The refrain has always been: you build, you play, you dismantle, you keep; and the cycle repeats.

And this big pink drawstring bag containing a happy unsorted massive mess has inspired creativity in the Kao kids to infinity and beyond:

Case in point: the LEGO and Yahoo folks dropped me a mail a few weeks ago to say they were sending across a Ninjago Master Wu Dragon LEGO theme set, and I had announced to the kids that they would soon start a new LEGO project, much to their jubilation.

Now, my kids have a mother who is strict with screen time. And so while they are familiar with Ninjago from that very one LEGO magazine Ben has, they don’t know who’s who, what names belong to what ninja, much less the fact that there’s a dragon in the picture. In fact, their mom’s a Wu, and that by defaults makes me the Master Wu of the house (hurhurhur), and that’s about all the connection we can make with this thing coming our way.

But does it stop them from getting excited about the story of Ninjago, Master Wu and the dragon?

You guessed it right, if you know them by now.
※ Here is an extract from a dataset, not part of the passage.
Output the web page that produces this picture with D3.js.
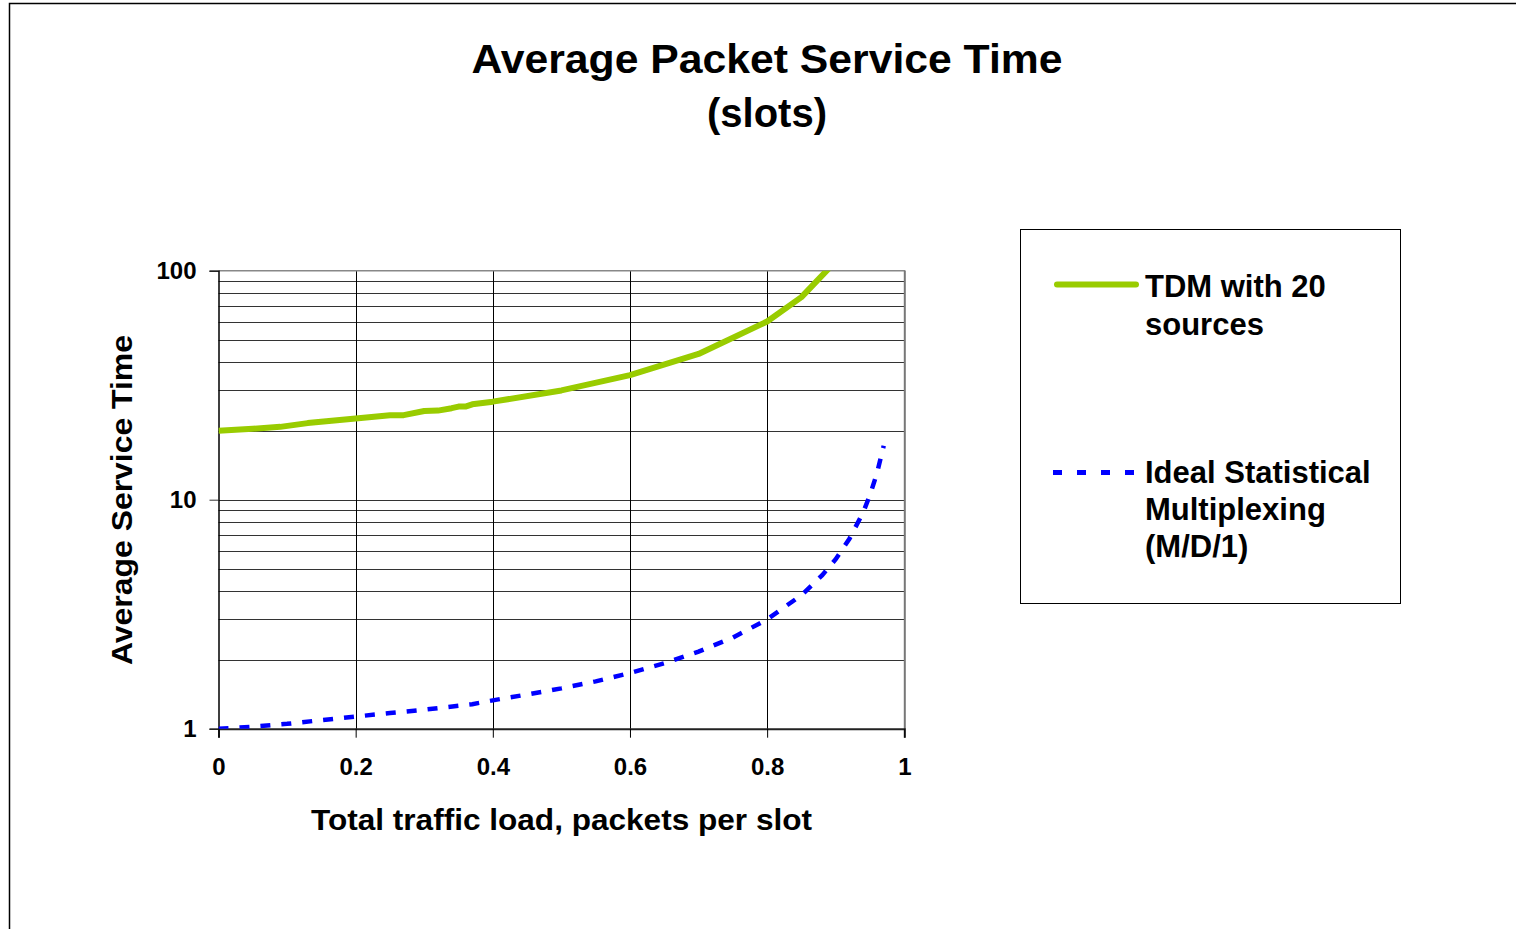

The answer is no; and the extension of it is that they can totally make up a whole LEGOverse filled with ninjas, masters, dragons, monsters, robots and funky people and spin many stories, talking for hours on end.

And play for a long time even before the theme set arrives.

And when it did, they admired (and used) the box for a few days first!



When it was finally inviting enough for them to decide to open the set, all it took was four solid hours of concentration from 6-year-old Ben, some sorting help from 5-year-old Becks, and lots of encouragement from 3-year-old Nat who took on the role of fixing minifigs for his brother to get this out.

Ninjago Master Wu Dragon

Ninjago Master Wu Dragon completed

And this dragon, complete with the ninjas, are now ready to enter the story that’s been spunned, imagined and reimagined days before they were being made, which provided many hours of storytelling fun for all three kids.

Ninjago fun

I believe one of the benefits of not sorting their LEGO out is that it promotes on the spot, thinking on one’s feet kind of inspiration to create as one thinks and finds. I am amazed by the endless stories my kids are telling while constructing, arranging and piecing, and that itself is stimulation and fodder for creativity, oral language development, and entertainment for me, that’s for sure!

Disclosure: This post was brought to you by Yahoo. The set mentioned in the picture was generously sponsored by LEGO. All opinions are my own.

P/S: I still believe in the goodness of being organised, and am thinking that as the kids get older, they would need to start sorting for more efficient building. Till then!